* START DATA BLOCK *
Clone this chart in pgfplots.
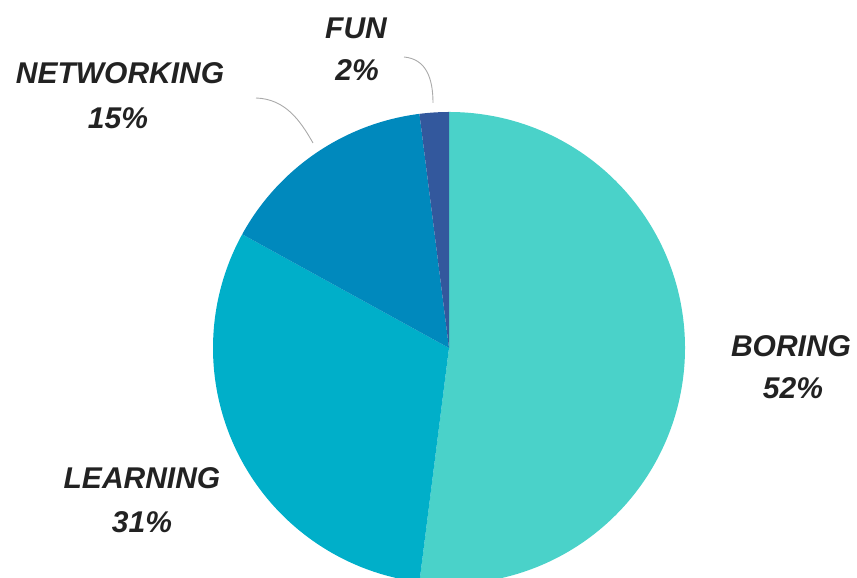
\documentclass[border=0pt]{standalone}
\usepackage{pgfplots}
\usepackage{pgfplotstable}
\usepackage{fontspec}
\setmainfont{Liberation Sans}
\pgfplotsset{compat=1.18}
\definecolor{cBoring}{HTML}{4AD2C9}
\definecolor{cLearning}{HTML}{00AFC9}
\definecolor{cNetworking}{HTML}{0089BD}
\definecolor{cFun}{HTML}{33589D}
\definecolor{txt}{HTML}{222222}
\definecolor{lead}{HTML}{AAAAAA}

\pgfplotstableread{
label value
BORING 52
LEARNING 31
NETWORKING 15
FUN 2
}\piedata

\pgfplotstablegetelem{0}{value}\of\piedata \let\vA\pgfplotsretval
\pgfplotstablegetelem{1}{value}\of\piedata \let\vB\pgfplotsretval
\pgfplotstablegetelem{2}{value}\of\piedata \let\vC\pgfplotsretval
\pgfplotstablegetelem{3}{value}\of\piedata \let\vD\pgfplotsretval
\pgfmathsetmacro\aA{90}
\pgfmathsetmacro\aB{\aA-3.6*\vA}
\pgfmathsetmacro\aC{\aB-3.6*\vB}
\pgfmathsetmacro\aD{\aC-3.6*\vC}
\pgfmathsetmacro\aE{\aD-3.6*\vD}

\begin{document}
\begin{tikzpicture}
\begin{axis}[x=1bp, y=1bp, xmin=0, xmax=857, ymin=0, ymax=578,
  scale only axis, hide axis, clip=true]
\fill[cBoring] (axis cs:449,230) -- ++(\aA:236bp) arc[start angle=\aA, end angle=\aB, radius=236bp] -- cycle;
\fill[cLearning] (axis cs:449,230) -- ++(\aB:236bp) arc[start angle=\aB, end angle=\aC, radius=236bp] -- cycle;
\fill[cNetworking] (axis cs:449,230) -- ++(\aC:236bp) arc[start angle=\aC, end angle=\aD, radius=236bp] -- cycle;
\fill[cFun] (axis cs:449,230) -- ++(\aD:236bp) arc[start angle=\aD, end angle=\aE, radius=236bp] -- cycle;
\draw[lead, line width=0.9bp] (axis cs:256,480) .. controls (axis cs:285,479) and (axis cs:300,458) .. (axis cs:313,435);
\draw[lead, line width=0.9bp] (axis cs:404,521) .. controls (axis cs:426,519) and (axis cs:433,500) .. (axis cs:433,475);
\begin{scope}[every node/.style={text=txt, font=\fontsize{30bp}{33bp}\selectfont\bfseries\itshape, inner sep=0pt}]
\node at (axis cs:791,232) {BORING};
\node at (axis cs:793,190) {52\%};
\node at (axis cs:142,100) {LEARNING};
\node at (axis cs:142,56) {31\%};
\node at (axis cs:120,505) {NETWORKING};
\node at (axis cs:118,460) {15\%};
\node at (axis cs:356,550) {FUN};
\node at (axis cs:357,508) {2\%};
\end{scope}
\coordinate (ll) at (axis cs:0,0);
\coordinate (ur) at (axis cs:857,578);
\end{axis}
\pgfresetboundingbox
\path[use as bounding box] (ll) rectangle (ur);
\end{tikzpicture}
\end{document}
* END DATA BLOCK *
= REQUIREMENT =
Repeat the material verbatim. Do not carry over any picture.

= RESPONSE TO THIS EXERCISE =
Clone this chart in pgfplots.
\documentclass[border=0pt]{standalone}
\usepackage{pgfplots}
\usepackage{pgfplotstable}
\usepackage{fontspec}
\setmainfont{Liberation Sans}
\pgfplotsset{compat=1.18}
\definecolor{cBoring}{HTML}{4AD2C9}
\definecolor{cLearning}{HTML}{00AFC9}
\definecolor{cNetworking}{HTML}{0089BD}
\definecolor{cFun}{HTML}{33589D}
\definecolor{txt}{HTML}{222222}
\definecolor{lead}{HTML}{AAAAAA}

\pgfplotstableread{
label value
BORING 52
LEARNING 31
NETWORKING 15
FUN 2
}\piedata

\pgfplotstablegetelem{0}{value}\of\piedata \let\vA\pgfplotsretval
\pgfplotstablegetelem{1}{value}\of\piedata \let\vB\pgfplotsretval
\pgfplotstablegetelem{2}{value}\of\piedata \let\vC\pgfplotsretval
\pgfplotstablegetelem{3}{value}\of\piedata \let\vD\pgfplotsretval
\pgfmathsetmacro\aA{90}
\pgfmathsetmacro\aB{\aA-3.6*\vA}
\pgfmathsetmacro\aC{\aB-3.6*\vB}
\pgfmathsetmacro\aD{\aC-3.6*\vC}
\pgfmathsetmacro\aE{\aD-3.6*\vD}

\begin{document}
\begin{tikzpicture}
\begin{axis}[x=1bp, y=1bp, xmin=0, xmax=857, ymin=0, ymax=578,
  scale only axis, hide axis, clip=true]
\fill[cBoring] (axis cs:449,230) -- ++(\aA:236bp) arc[start angle=\aA, end angle=\aB, radius=236bp] -- cycle;
\fill[cLearning] (axis cs:449,230) -- ++(\aB:236bp) arc[start angle=\aB, end angle=\aC, radius=236bp] -- cycle;
\fill[cNetworking] (axis cs:449,230) -- ++(\aC:236bp) arc[start angle=\aC, end angle=\aD, radius=236bp] -- cycle;
\fill[cFun] (axis cs:449,230) -- ++(\aD:236bp) arc[start angle=\aD, end angle=\aE, radius=236bp] -- cycle;
\draw[lead, line width=0.9bp] (axis cs:256,480) .. controls (axis cs:285,479) and (axis cs:300,458) .. (axis cs:313,435);
\draw[lead, line width=0.9bp] (axis cs:404,521) .. controls (axis cs:426,519) and (axis cs:433,500) .. (axis cs:433,475);
\begin{scope}[every node/.style={text=txt, font=\fontsize{30bp}{33bp}\selectfont\bfseries\itshape, inner sep=0pt}]
\node at (axis cs:791,232) {BORING};
\node at (axis cs:793,190) {52\%};
\node at (axis cs:142,100) {LEARNING};
\node at (axis cs:142,56) {31\%};
\node at (axis cs:120,505) {NETWORKING};
\node at (axis cs:118,460) {15\%};
\node at (axis cs:356,550) {FUN};
\node at (axis cs:357,508) {2\%};
\end{scope}
\coordinate (ll) at (axis cs:0,0);
\coordinate (ur) at (axis cs:857,578);
\end{axis}
\pgfresetboundingbox
\path[use as bounding box] (ll) rectangle (ur);
\end{tikzpicture}
\end{document}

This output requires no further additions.